*STATED PROBLEM*.
Retype every line from the start of the data down to and including the line with "[0,20,40,60,80],[0,20,40,60,80],[0,20,40,60,80]];". Skip the pictures.

- - - -

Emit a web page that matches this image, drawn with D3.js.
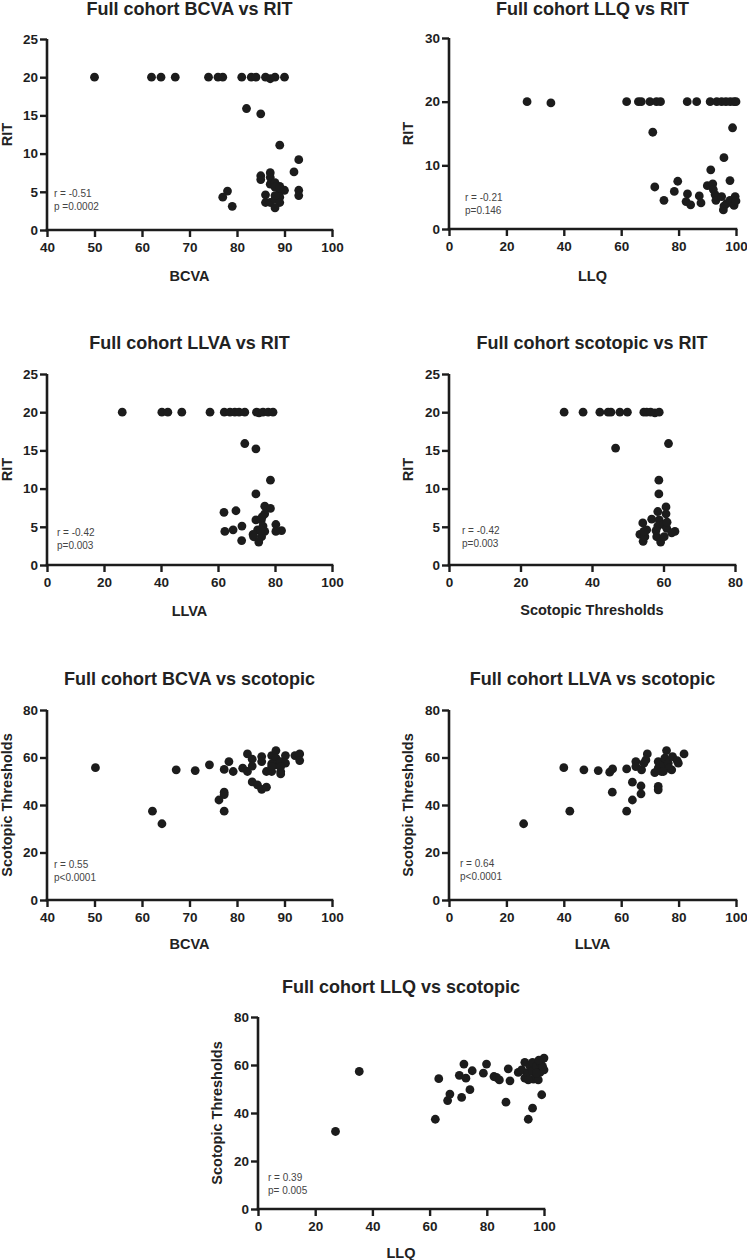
<!DOCTYPE html>
<html><head><meta charset="utf-8">
<script src="https://cdn.jsdelivr.net/npm/d3@7"></script>
<style>
body{margin:0;background:#fff;}
svg text{font-family:"Liberation Sans",Arial,sans-serif;}
</style></head>
<body><svg id="c" width="747" height="1260"></svg>
<script>
// ---------- DATA ----------
const titles = ["Full cohort BCVA vs RIT","Full cohort LLQ vs RIT","Full cohort LLVA vs RIT","Full cohort scotopic vs RIT",
  "Full cohort BCVA vs scotopic","Full cohort LLVA vs scotopic","Full cohort LLQ vs scotopic"];
const xLabels = ["BCVA","LLQ","LLVA","Scotopic Thresholds","BCVA","LLVA","LLQ"];
const yLabels = ["RIT","RIT","RIT","RIT","Scotopic Thresholds","Scotopic Thresholds","Scotopic Thresholds"];
const stats = [["r = -0.51","p =0.0002"],["r = -0.21","p=0.146"],["r = -0.42","p=0.003"],["r = -0.42","p=0.003"],
  ["r = 0.55","p<0.0001"],["r = 0.64","p<0.0001"],["r = 0.39","p= 0.005"]];
const xTicks = [[40,50,60,70,80,90,100],[0,20,40,60,80,100],[0,20,40,60,80,100],[0,20,40,60,80],
  [40,50,60,70,80,90,100],[0,20,40,60,80,100],[0,20,40,60,80,100]];
const yTicks = [[0,5,10,15,20,25],[0,10,20,30],[0,5,10,15,20,25],[0,5,10,15,20,25],
  [0,20,40,60,80],[0,20,40,60,80],[0,20,40,60,80]];

// Panel 1: BCVA vs RIT
const bcvaRit = [[50,20],[62,20],[64,20],[67,20],[74,20],[76,20],[77,20],[81,20],[83,20],[84,20],[86,20],[87,19.8],[88,20],[90,20],
 [82,15.9],[85,15.2],[89,11.1],[93,9.2],[92,7.6],[85,7.1],[85,6.6],[87,7.5],[87,6.9],[87,6.0],[88,6.2],[89,5.7],[90,5.2],[89,5.0],
 [93,5.2],[93,4.5],[78,5.1],[77,4.3],[79,3.1],[86,4.6],[86,3.6],[87,3.6],[88,4.0],[89,4.3],[89,3.6],[88,2.9],[88,4.5],[88,5.6],[89,5.5]];
// Panel 2: LLQ vs RIT
const llqRit = [[27.2,20],[35.5,19.8],[61.9,20],[66,20],[67,20],[70,20],[72.3,20],[73.7,20],[83,20],[86.3,20],[91,20],[93.3,20],
 [95,20],[96.5,20],[98,20],[99.3,20],[100,20],[71,15.2],[98.8,15.9],[95.8,11.2],[91.2,9.3],[97.9,7.6],[71.7,6.6],[79.7,7.5],
 [78.5,5.9],[74.9,4.5],[83.1,5.5],[82.6,4.3],[84.2,3.8],[87.2,5.2],[87.8,4.1],[90,6.8],[91.9,7.1],[92.1,6.2],[92.7,5.4],[93,4.5],
 [95,5.1],[95.6,3.0],[95.8,3.6],[96.7,4.0],[97.9,4.5],[98.8,4.2],[99.7,5.1],[99.3,3.7],[100,4.4]];
// Panel 3: LLVA vs RIT
const llvaRit = [[26.4,20],[40.3,20],[42.4,20],[47.3,20],[57.2,20],[62.2,20],[64.2,20],[65.9,20],[67.4,20],[69.4,20],[73.5,20],
 [74.4,19.9],[75.8,20],[77.6,20],[79.3,20],[69.4,15.9],[73.3,15.2],[78.4,11.1],[73.3,9.3],[76.4,7.7],[78.4,7.4],[76.4,6.7],
 [62.1,6.9],[66.3,7.1],[73.3,5.9],[75.2,5.9],[75.8,5.1],[80.3,5.3],[82.3,4.5],[80.3,4.4],[76.4,4.4],[73.9,4.6],[62.4,4.4],
 [65.3,4.6],[68.4,5.1],[68.3,3.2],[72.3,4.0],[72.5,3.7],[75.3,3.7],[74.3,3.0],[75,4.6],[75.5,6.3]];
// Panel 4: scotopic vs RIT
const scotRit = [[32.2,20],[37.5,20],[42.2,20],[44.5,20],[45.3,20],[47.8,20],[49.9,20],[54.5,20],[55.3,20],[56.4,20],[57.6,19.9],
 [58.8,20],[46.6,15.3],[61.4,15.9],[58.7,11.1],[58.7,9.3],[60.7,7.6],[58.4,7.0],[60.7,6.7],[56.7,6.0],[54.2,5.5],[58.8,5.9],
 [58.4,5.1],[60,5.3],[60.9,4.8],[63.2,4.4],[62.3,4.2],[55.3,4.6],[53.4,4.0],[54.3,3.1],[54.8,3.7],[58.1,3.7],[59.2,3.0],
 [60.2,3.7],[57.9,4.5],[61,5.6],[54.5,4.4]];
// Panel 5: BCVA vs scotopic
const bcvaScot = [[50.2,55.7],[62.2,37.4],[64.2,32.1],[67.2,54.8],[71.2,54.5],[74.2,56.9],[77.3,55.0],[78.3,58.3],[77.3,45.4],
 [77.3,44.4],[76.2,42.1],[77.3,37.4],[79.2,54.1],[81.2,55.5],[82.2,54.1],[82.2,61.5],[83.2,59.3],[83.2,56.4],[83.2,49.7],
 [84.3,48.5],[85.2,46.6],[86.2,47.5],[85.2,60.4],[85.2,58.3],[86.2,54.1],[87.3,54.1],[87.3,60.8],[88.2,62.9],[88.2,59.7],
 [89.2,54.1],[89.2,53.1],[88.2,56.9],[87.3,57.3],[89.2,58.3],[90.2,60.8],[90.2,57.6],[92.2,60.8],[93.2,61.5],[93.2,58.7],
 [87.3,56.2],[89.2,56.2]];
// Panel 6: LLVA vs scotopic
const llvaScot = [[26.0,32.1],[40.0,55.7],[42.1,37.4],[47.0,54.8],[52.0,54.5],[56.0,53.8],[57.0,55.2],[56.9,45.4],[61.9,55.2],
 [61.9,37.4],[63.9,49.6],[63.9,42.1],[66.9,48.0],[66.9,44.7],[65.1,58.3],[65.1,56.2],[67.1,54.8],[67.9,57.6],[69.1,61.5],
 [68.6,59.0],[71.7,53.6],[72.9,58.3],[72.9,55.5],[72.9,47.8],[72.9,46.4],[74.0,54.1],[74.7,56.9],[75.8,62.9],[75.2,59.7],
 [76.4,57.6],[77.6,54.8],[77.9,60.4],[79.5,58.7],[79.9,57.6],[81.9,61.5],[76.7,55.5],[74.7,54.1]];
// Panel 7: LLQ vs scotopic
const llqScot = [[27.1,32.3],[35.4,57.3],[62.0,37.4],[63.2,54.3],[66.3,45.2],[67.1,47.9],[70.4,55.7],[71.2,46.5],[72.0,60.4],
 [72.7,54.5],[74.1,49.7],[74.9,57.6],[78.8,56.6],[79.9,60.4],[82.5,55.2],[83.4,54.8],[84.4,53.8],[86.7,44.5],[87.5,58.4],
 [88.1,53.4],[91.0,56.9],[92.2,58.0],[93.3,61.1],[93.3,54.5],[94.2,56.6],[94.5,37.4],[95.1,59.4],[96.0,61.1],[96.0,57.3],
 [96.3,54.1],[96.0,42.0],[97.4,59.4],[98.0,53.8],[98.6,56.9],[98.8,60.8],[99.2,47.6],[100,62.9],[100,58.0],[99.5,59.4],
 [97.4,56.6],[94.5,53.8],[98.2,62.0]];
const panelData = [bcvaRit, llqRit, llvaRit, scotRit, bcvaScot, llvaScot, llqScot];

// ---------- LAYOUT ----------
const layout = [
 {x0:47, x1:332, y0:230, y1:39,  xd:[40,100], yd:[0,25], titleY:15,  xtY:281, ylX:12,  sx:54,  sy:197},
 {x0:449,x1:736, y0:229, y1:38,  xd:[0,100],  yd:[0,30], titleY:15,  xtY:281, ylX:413, sx:465, sy:201},
 {x0:47, x1:332, y0:565, y1:374, xd:[0,100],  yd:[0,25], titleY:349, xtY:616, ylX:12,  sx:57,  sy:536},
 {x0:449,x1:735, y0:565, y1:374, xd:[0,80],   yd:[0,25], titleY:349, xtY:615, ylX:413, sx:462, sy:534},
 {x0:47, x1:332, y0:900, y1:710, xd:[40,100], yd:[0,80], titleY:685, xtY:949, ylX:12,  sx:54,  sy:868},
 {x0:449,x1:736, y0:900, y1:710, xd:[0,100],  yd:[0,80], titleY:685, xtY:949, ylX:413, sx:460, sy:867},
 {x0:258,x1:544, y0:1209,y1:1017,xd:[0,100],  yd:[0,80], titleY:993, xtY:1258,ylX:222, sx:268, sy:1181}
];

const svg = d3.select("#c");
const ink = "#1c1c1c";

layout.forEach((L, i) => {
  const g = svg.append("g");
  const x = d3.scaleLinear().domain(L.xd).range([L.x0, L.x1]);
  const y = d3.scaleLinear().domain(L.yd).range([L.y0, L.y1]);

  g.append("text").attr("x", (L.x0 + L.x1) / 2).attr("y", L.titleY)
    .attr("text-anchor", "middle").attr("font-size", 18).attr("font-weight", "bold")
    .attr("fill", "#222").text(titles[i]);

  const xa = g.append("g").attr("transform", `translate(0,${L.y0})`)
    .call(d3.axisBottom(x).tickValues(xTicks[i]).tickSize(7).tickSizeOuter(0).tickPadding(5).tickFormat(d3.format("d")));
  const ya = g.append("g").attr("transform", `translate(${L.x0},0)`)
    .call(d3.axisLeft(y).tickValues(yTicks[i]).tickSize(7).tickSizeOuter(0).tickPadding(2).tickFormat(d3.format("d")));
  [xa, ya].forEach(a => {
    a.select(".domain").attr("stroke", ink).attr("stroke-width", 2.6);
    a.selectAll(".tick line").attr("stroke", ink).attr("stroke-width", 2.4);
    a.selectAll(".tick text").attr("fill", "#1e1e1e").attr("font-size", 13.5).attr("font-weight", "bold");
  });
  xa.select(".domain").attr("d", `M${L.x0 - 1.3},0H${L.x1 + 1.3}`);
  ya.select(".domain").attr("d", `M0,${L.y0 + 1.3}V${L.y1}`);

  g.append("text").attr("x", (L.x0 + L.x1) / 2).attr("y", L.xtY)
    .attr("text-anchor", "middle").attr("font-size", 14.5).attr("font-weight", "bold")
    .attr("fill", "#222").text(xLabels[i]);
  g.append("text").attr("transform", `translate(${L.ylX},${(L.y0 + L.y1) / 2}) rotate(-90)`)
    .attr("text-anchor", "middle").attr("font-size", 14.5).attr("font-weight", "bold")
    .attr("fill", "#222").text(yLabels[i]);

  g.append("text").attr("x", L.sx).attr("y", L.sy).attr("font-size", 10).attr("fill", "#444").text(stats[i][0]);
  g.append("text").attr("x", L.sx).attr("y", L.sy + 13).attr("font-size", 10).attr("fill", "#444").text(stats[i][1]);

  g.append("g").selectAll("circle").data(panelData[i]).join("circle")
    .attr("cx", d => x(d[0])).attr("cy", d => y(d[1])).attr("r", 4.4).attr("fill", ink);
});
</script></body></html>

- - - -

*FINISHED TASK*.
Emit a web page that matches this image, drawn with D3.js.
<!DOCTYPE html>
<html><head><meta charset="utf-8">
<script src="https://cdn.jsdelivr.net/npm/d3@7"></script>
<style>
body{margin:0;background:#fff;}
svg text{font-family:"Liberation Sans",Arial,sans-serif;}
</style></head>
<body><svg id="c" width="747" height="1260"></svg>
<script>
// ---------- DATA ----------
const titles = ["Full cohort BCVA vs RIT","Full cohort LLQ vs RIT","Full cohort LLVA vs RIT","Full cohort scotopic vs RIT",
  "Full cohort BCVA vs scotopic","Full cohort LLVA vs scotopic","Full cohort LLQ vs scotopic"];
const xLabels = ["BCVA","LLQ","LLVA","Scotopic Thresholds","BCVA","LLVA","LLQ"];
const yLabels = ["RIT","RIT","RIT","RIT","Scotopic Thresholds","Scotopic Thresholds","Scotopic Thresholds"];
const stats = [["r = -0.51","p =0.0002"],["r = -0.21","p=0.146"],["r = -0.42","p=0.003"],["r = -0.42","p=0.003"],
  ["r = 0.55","p<0.0001"],["r = 0.64","p<0.0001"],["r = 0.39","p= 0.005"]];
const xTicks = [[40,50,60,70,80,90,100],[0,20,40,60,80,100],[0,20,40,60,80,100],[0,20,40,60,80],
  [40,50,60,70,80,90,100],[0,20,40,60,80,100],[0,20,40,60,80,100]];
const yTicks = [[0,5,10,15,20,25],[0,10,20,30],[0,5,10,15,20,25],[0,5,10,15,20,25],
  [0,20,40,60,80],[0,20,40,60,80],[0,20,40,60,80]];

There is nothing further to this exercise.